To return one or more complete FileInfo objects, the query first must examine each one in the data source, and then sort them by the value of their Length property. Then it can return the single one or the sequence with the greatest lengths. Use First to return the first element in a list. Use Take<TSource> to return the first n number of elements. Specify a descending sort order to put the smallest elements at the start of the list.

The query calls out to a separate method to obtain the file size in bytes in order to consume the possible exception that will be raised in the case where a file was deleted on another thread in the time period since the FileInfo object was created in the call to GetFiles. Even through the FileInfo object has already been created, the exception can occur because a FileInfo object will try to refresh its Length property by using the most current size in bytes the first time the property is accessed. By putting this operation in a try-catch block outside the query, we follow the rule of avoiding operations in queries that can cause side-effects.
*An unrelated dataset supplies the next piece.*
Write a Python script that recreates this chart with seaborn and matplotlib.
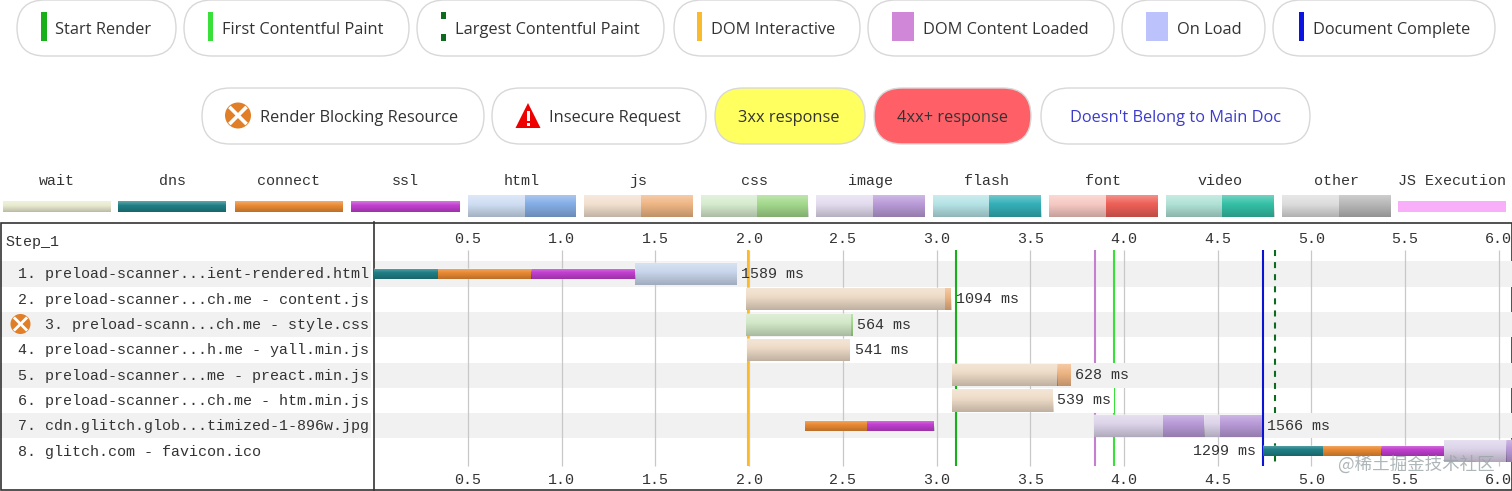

In general, great care must be taken when consuming exceptions, to make sure that an application is not left in an unknown state.

Compiling the Code

  • Create a Visual Studio project that targets the .NET Framework version 3.5. The project has a reference to System.Core.dll and a using directive (C#) or Imports statement (Visual Basic) for the System.Linq namespace by default.

  • Copy this code into your project.

  • Press F5 to compile and run the program.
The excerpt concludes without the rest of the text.